Governance by Design: Embedding Ethical AI into Everyday Workflows

ai-ethics governance mlops responsible-ai

Governance by Design: Embedding Ethical AI into Everyday Workflows

Most organisations have an AI ethics policy. Fewer have made ethics operational. The difference matters: a policy that lives in a document is performative. Ethics embedded in everyday workflows is transformative.

Responsible AI succeeds when it is practical, repeatable and owned by the people who build and deploy systems. This article examines how high-performing organisations embed ethics directly into MLOps through cross-functional AI pods, continuous monitoring, bias audits and clearly defined ownership.

Why policies alone fail

AI ethics statements tend to be written by legal, comms or strategy teams. They articulate principles like fairness, transparency and accountability. These are good starting points, but they often fail to translate into action.
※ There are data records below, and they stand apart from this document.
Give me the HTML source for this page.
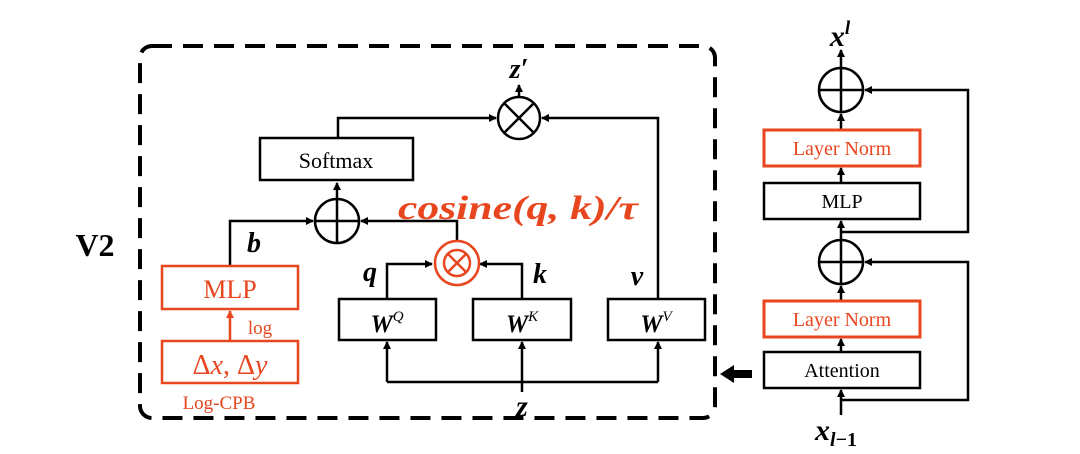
<!DOCTYPE html>
<html><head><meta charset="utf-8"><style>
html,body{margin:0;padding:0;background:#fff;}
svg{display:block;}
text{font-family:"Liberation Serif",serif;}
</style></head><body>
<svg width="1080" height="454" viewBox="0 0 1080 454" xmlns="http://www.w3.org/2000/svg">
<defs>
<marker id="a" markerWidth="8" markerHeight="8" refX="7" refY="4" orient="auto" markerUnits="userSpaceOnUse"><path d="M0,0 L8,4 L0,8 z" fill="#000"/></marker>
<marker id="ao" markerWidth="8" markerHeight="8" refX="7" refY="4" orient="auto" markerUnits="userSpaceOnUse"><path d="M0,0 L8,4 L0,8 z" fill="#e8461e"/></marker>
</defs>
<rect x="140" y="46" width="575" height="372" rx="12" fill="none" stroke="#000" stroke-width="4" stroke-dasharray="20,11"/>
<text x="95" y="256" font-size="32" font-weight="bold" text-anchor="middle">V2</text>

<g stroke="#000" stroke-width="2.5" fill="none">
<circle cx="519" cy="118" r="21"/>
<line x1="504" y1="103" x2="534" y2="133"/><line x1="534" y1="103" x2="504" y2="133"/>
<line x1="519" y1="97" x2="519" y2="85" marker-end="url(#a)"/>
<polyline points="338,138 338,118 496,118" marker-end="url(#a)"/>
<polyline points="658,298 658,118 542,118" marker-end="url(#a)"/>
<rect x="260" y="138" width="153" height="42"/>
<circle cx="337" cy="221" r="22"/>
<line x1="315" y1="221" x2="359" y2="221"/><line x1="337" y1="199" x2="337" y2="243"/>
<line x1="337" y1="199" x2="337" y2="183" marker-end="url(#a)"/>
<polyline points="230,266 230,221 313,221" marker-end="url(#a)"/>
<polyline points="457,240 457,221 361,221" marker-end="url(#a)"/>
<rect x="339" y="299" width="97" height="41"/>
<rect x="473" y="299" width="98" height="41"/>
<rect x="608" y="299" width="97" height="41"/>
<polyline points="387,299 387,264 432,264" marker-end="url(#a)"/>
<polyline points="522,299 522,264 480,264" marker-end="url(#a)"/>
<polyline points="387,382 658,382"/>
<line x1="387" y1="382" x2="387" y2="342" marker-end="url(#a)"/>
<line x1="658" y1="382" x2="658" y2="342" marker-end="url(#a)"/>
<line x1="522" y1="392" x2="522" y2="342" marker-end="url(#a)"/>
</g>
<g stroke="#e8461e" stroke-width="2.5" fill="none">
<rect x="162" y="266" width="136" height="43"/>
<rect x="162" y="341" width="136" height="42"/>
<line x1="230" y1="341" x2="230" y2="311" marker-end="url(#ao)"/>
<circle cx="457" cy="263" r="22"/>
<circle cx="457" cy="263" r="13"/>
<line x1="448" y1="254" x2="466" y2="272"/><line x1="466" y1="254" x2="448" y2="272"/>
</g>
<text x="336" y="168" font-size="22" text-anchor="middle">Softmax</text>
<text x="230" y="298" font-size="26" fill="#e8461e" text-anchor="middle">MLP</text>
<text x="260" y="334" font-size="19" fill="#e8461e" text-anchor="middle">log</text>
<text x="230" y="374" font-size="28" fill="#e8461e" text-anchor="middle">Δ<tspan font-style="italic">x</tspan>, Δ<tspan font-style="italic">y</tspan></text>
<text x="219" y="409" font-size="19" fill="#e8461e" text-anchor="middle">Log-CPB</text>
<text x="398" y="219" font-size="34" fill="#e8461e" font-weight="bold" font-style="italic" textLength="240" lengthAdjust="spacingAndGlyphs">cosine(q, k)/τ</text>
<text x="519" y="78" font-size="28" font-weight="bold" font-style="italic" text-anchor="middle">z′</text>
<text x="254" y="252" font-size="28" font-weight="bold" font-style="italic" text-anchor="middle">b</text>
<text x="370" y="281" font-size="28" font-weight="bold" font-style="italic" text-anchor="middle">q</text>
<text x="540" y="283" font-size="28" font-weight="bold" font-style="italic" text-anchor="middle">k</text>
<text x="637" y="285" font-size="28" font-weight="bold" font-style="italic" text-anchor="middle">v</text>
<text x="387" y="332" font-size="25" font-weight="bold" font-style="italic" text-anchor="middle">W<tspan font-size="15" font-weight="normal" dy="-11">Q</tspan></text>
<text x="522" y="332" font-size="25" font-weight="bold" font-style="italic" text-anchor="middle">W<tspan font-size="15" font-weight="normal" dy="-11">K</tspan></text>
<text x="656" y="332" font-size="25" font-weight="bold" font-style="italic" text-anchor="middle">W<tspan font-size="15" font-weight="normal" dy="-11">V</tspan></text>
<text x="522" y="416" font-size="30" font-weight="bold" font-style="italic" text-anchor="middle">z</text>

<g stroke="#000" stroke-width="2.5" fill="none">
<circle cx="841" cy="90" r="22"/>
<line x1="819" y1="90" x2="863" y2="90"/><line x1="841" y1="68" x2="841" y2="112"/>
<line x1="841" y1="68" x2="841" y2="50" marker-end="url(#a)"/>
<rect x="764" y="183" width="156" height="36"/>
<circle cx="841" cy="262" r="22"/>
<line x1="819" y1="262" x2="863" y2="262"/><line x1="841" y1="240" x2="841" y2="284"/>
<line x1="841" y1="130" x2="841" y2="114" marker-end="url(#a)"/>
<line x1="841" y1="183" x2="841" y2="168" marker-end="url(#a)"/>
<line x1="841" y1="240" x2="841" y2="221" marker-end="url(#a)"/>
<polyline points="841,232 968,232 968,90 865,90" marker-end="url(#a)"/>
<line x1="841" y1="300" x2="841" y2="286" marker-end="url(#a)"/>
<line x1="841" y1="352" x2="841" y2="339" marker-end="url(#a)"/>
<rect x="764" y="352" width="156" height="36"/>
<line x1="841" y1="415" x2="841" y2="390" marker-end="url(#a)"/>
<polyline points="841,400 968,400 968,262 865,262" marker-end="url(#a)"/>
</g>
<g stroke="#e8461e" stroke-width="3" fill="none">
<rect x="764" y="130" width="156" height="36"/>
<rect x="764" y="301" width="156" height="36"/>
</g>
<text x="842" y="155" font-size="20" fill="#e8461e" text-anchor="middle">Layer Norm</text>
<text x="842" y="208" font-size="20" text-anchor="middle">MLP</text>
<text x="842" y="326" font-size="20" fill="#e8461e" text-anchor="middle">Layer Norm</text>
<text x="842" y="377" font-size="20" text-anchor="middle">Attention</text>
<text x="840" y="46" font-size="30" font-weight="bold" font-style="italic" text-anchor="middle">x<tspan font-size="19" dy="-12">l</tspan></text>
<text x="836" y="440" font-size="30" font-weight="bold" font-style="italic" text-anchor="middle">x<tspan font-size="20" dy="6">l</tspan><tspan font-size="20" font-style="normal">−1</tspan></text>
<path d="M720,374 L734,365 L734,370 L752,370 L752,378 L734,378 L734,383 Z" fill="#000"/>
</svg>
</body></html>
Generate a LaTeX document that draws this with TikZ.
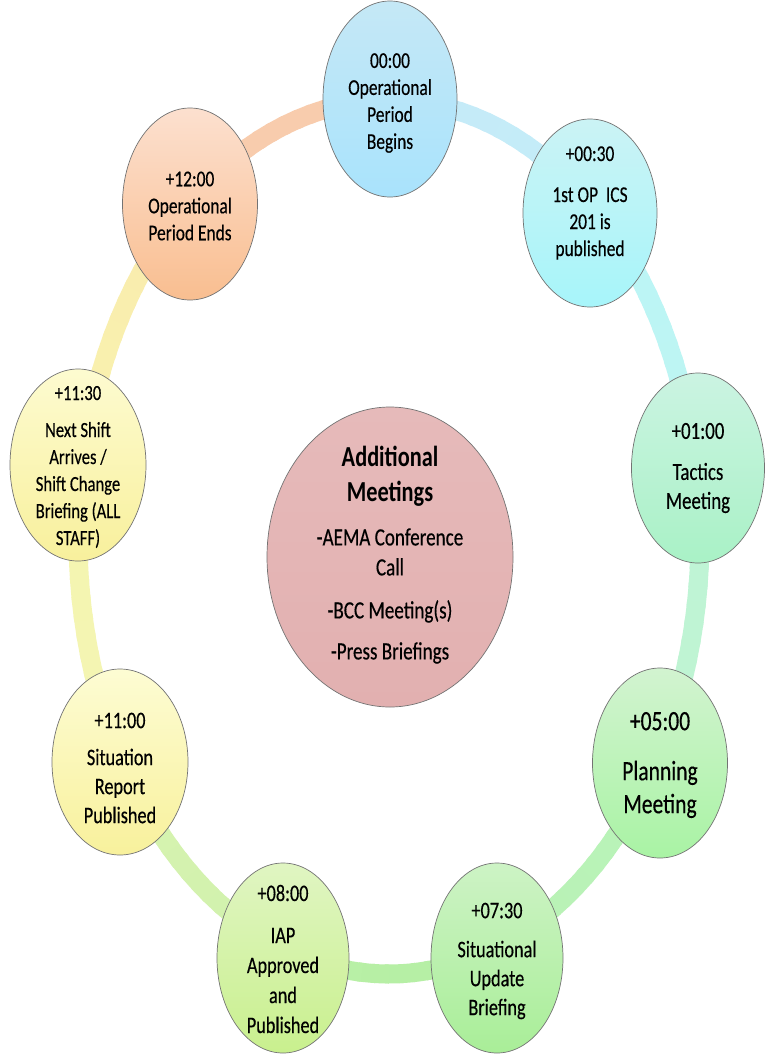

The reasons are predictable. Abstract principles do not help an engineer decide which fairness metric to use. When everyone is responsible for ethics, no one is. And without enforcement mechanisms, good intentions fade under delivery pressure. The result is that teams do their best, but without consistent standards or accountability.

Making ethics operational

Organisations that succeed treat ethics as an engineering discipline, not a philosophy exercise. They bring together data scientists, engineers, product managers, legal and domain experts into cross-functional AI pods where ethics becomes a shared responsibility, with different perspectives catching different risks.

Bias audits become standard practice, built into the CI/CD pipeline. Before any model is deployed or updated, standardised checks run for demographic parity, equal opportunity and other relevant metrics. Passing these checks becomes a release gate, not an optional extra.

But fairness is not a one-time check. Models drift, data changes, and populations shift. High-performing teams implement continuous monitoring that alerts when performance diverges across groups or when model behaviour changes unexpectedly. They assign named individuals as ethics owners for each AI system, with clear escalation paths for when issues are found. Raising concerns is expected, not penalised.

The role of documentation

Operational ethics requires documentation that is kept current and accessible. Model cards describe what a model does, how it was trained, its known limitations and its intended use cases. Data sheets document sources, collection methods, known biases and preprocessing steps. Decision logs record key choices made during development and the reasoning behind them.

This documentation is not bureaucracy. It is the foundation for accountability, auditability and continuous improvement.

Common objections and responses

“This will slow us down.” In the short term, adding checks takes time. In the medium term, it prevents costly failures, regulatory problems and reputational damage. Organisations that build governance in from the start move faster in the long run.

“Our data is too messy for bias audits.” If your data is too messy to audit, it is too messy to trust. Investing in data quality pays dividends across the board, not just for ethics.

“We do not have the expertise.” Expertise can be built or bought. The question is whether you prioritise it. Many organisations find that a small investment in training and tooling goes a long way.

What good looks like

High-performing organisations treat ethics as a first-class requirement, not an add-on. They have clear, named ownership for AI governance and run automated checks as part of every release. They monitor deployed systems continuously and document decisions and trade-offs transparently. Most importantly, they create a culture where raising concerns is valued, not punished.

This is not about perfection. It is about having systems in place to catch problems early and improve over time.

The payoff

Organisations that embed ethics into everyday workflows gain reduced risk of regulatory action, lawsuits and reputational harm. They build increased trust from customers, partners and employees. Their systems perform more consistently across different populations. And as responsible AI becomes a differentiator, they gain competitive advantage.

The question is not whether to invest in operational ethics. It is whether to do it now, proactively, or later, reactively. The former is always cheaper.